Eu conversei certa vez com um produtor que estava assumindo um cargo em uma associação e então a mulher foi fazer agronomia para poder assumir o cuidado das fazendas da família. Hoje você tem uma participação crescente a esposa na propriedade, uma divisão de tarefas, que antes era pensada mais no homem. Você tem representes mulher rodando Brasil a fora, você tem operadoras de trades, operadoras de grãos… acho que a mulher no agro demorou um pouco mais, mas está cumprindo a missão, conquistando seu espaço.

Esse é um mercado também em que as grandes empresas acabam funcionando como um espelho para seus clientes também. Isso acaba influenciando e, de repente, quebrando paradigmas.

JB – E quais características femininas se destacam no mercado e que acabam gerando benefícios ao agronegócio?

Parceria. As mulheres são capazes de estabelecer parcerias que vão trazer benefícios para os negócios delas de uma forma mais incisiva que o homem. O homem é mais centralizador nesse sentido, no “eu vou tocar”, “eu vou fazer”. Já a mulher, ao estabelecer parcerias, traz benefícios e vantagens que antes não estavam tão aos olhos dos homens. Então, o resumo em uma palavra seria parceria, essa capacidade de conversar, capacidade de fazer relacionamentos, isso ajuda nos negócios.

JB – Para as mulheres que estão começando a carreira no agronegócio, o que você pode compartilhar de ensinamento para que elas prossigam?
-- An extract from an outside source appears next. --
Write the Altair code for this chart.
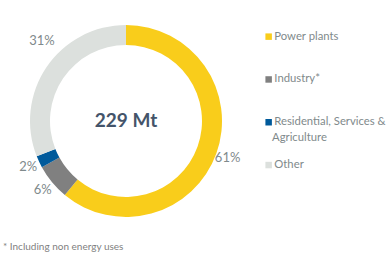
import altair as alt
import pandas as pd

categories = ["Power plants", "Industry*", "Residential, Services & Agriculture", "Other"]
values = [61, 6, 2, 31]
labels = ["61%", "6%", "2%", "31%"]
colors = ["#F9CD1B", "#808080", "#005A9B", "#DCE0DD"]
center_text = "229  Mt"
footnote = "* Including non energy uses"
legend_wrap = "Agriculture"

df = pd.DataFrame({"category": categories, "value": values, "label": labels,
                   "order": list(range(len(categories)))})

cx, cy = 126, 121
grey = "#7F8A8C"

theta_scale = alt.Scale(domain=[0, 100], range=[0, 6.283185307])

base = alt.Chart(df).transform_window(
    cum="sum(value)", sort=[alt.SortField("order")], frame=[None, 0]
).transform_calculate(
    start="datum.cum - datum.value",
    mid="datum.cum - datum.value / 2",
)

color = alt.Color(
    "category:N",
    scale=alt.Scale(domain=categories, range=colors),
    sort=categories,
    legend=alt.Legend(
        title=None, orient="none", legendX=263, legendY=31,
        symbolType="square", symbolSize=42, symbolStrokeWidth=0,
        labelFont="Lato", labelFontSize=11.3, labelColor=grey,
        rowPadding=30.8, labelLimit=200, labelOffset=0,
        labelExpr="datum.label == 'Residential, Services & Agriculture' ? 'Residential, Services &' : datum.label",
    ),
)

arcs = base.mark_arc(outerRadius=96, innerRadius=76, stroke=None).encode(
    theta=alt.Theta("start:Q", scale=theta_scale),
    theta2="cum:Q",
    color=color,
    x=alt.value(cx), y=alt.value(cy),
)

pct = base.transform_filter(alt.datum.category != "Other").mark_text(
    radius=108, font="Lato", fontSize=13, color=grey
).encode(
    theta=alt.Theta("mid:Q", scale=theta_scale),
    text="label:N",
    x=alt.value(cx), y=alt.value(cy),
)

pct_other = base.transform_filter(alt.datum.category == "Other").mark_text(
    radius=110, font="Lato", fontSize=13, color=grey, dx=7, dy=-18
).encode(
    theta=alt.Theta("mid:Q", scale=theta_scale),
    text="label:N",
    x=alt.value(cx), y=alt.value(cy),
)

center = alt.Chart(pd.DataFrame({"t": [center_text]})).mark_text(
    font="Lato", fontSize=19, fontWeight="bold", color="#44546A"
).encode(text="t:N", x=alt.value(cx), y=alt.value(cy))

wrap = alt.Chart(pd.DataFrame({"t": [legend_wrap]})).mark_text(
    font="Lato", fontSize=11.3, color=grey, align="left"
).encode(text="t:N", x=alt.value(272), y=alt.value(138))

foot = alt.Chart(pd.DataFrame({"t": [footnote]})).mark_text(
    font="Lato", fontSize=10, color="#7F7F7F", align="left"
).encode(text="t:N", x=alt.value(3), y=alt.value(247))

chart = alt.layer(arcs, pct, pct_other, center, wrap, foot).properties(
    width=390, height=258, padding=0, autosize=alt.AutoSizeParams(type="none")
).configure_view(stroke=None)

chart.save("out.html", embed_options={"renderer": "svg", "actions": False})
Primeiro, você tem que fazer o que você gosta, em seguida, de ir atrás e ter resiliência e persistência. O caminho não é fácil, crescer não é fácil, se diferenciar para alcançar uma posição mais alta não é fácil, é uma busca diária… mas persistir no que você quer vale a pena. E criar. Busque sempre criar oportunidades para mostrar seu trabalho, para se diferenciar. Quando você tiver uma ideia, é onde você consegue se sobressair, vale a pensa investir em você e persistir.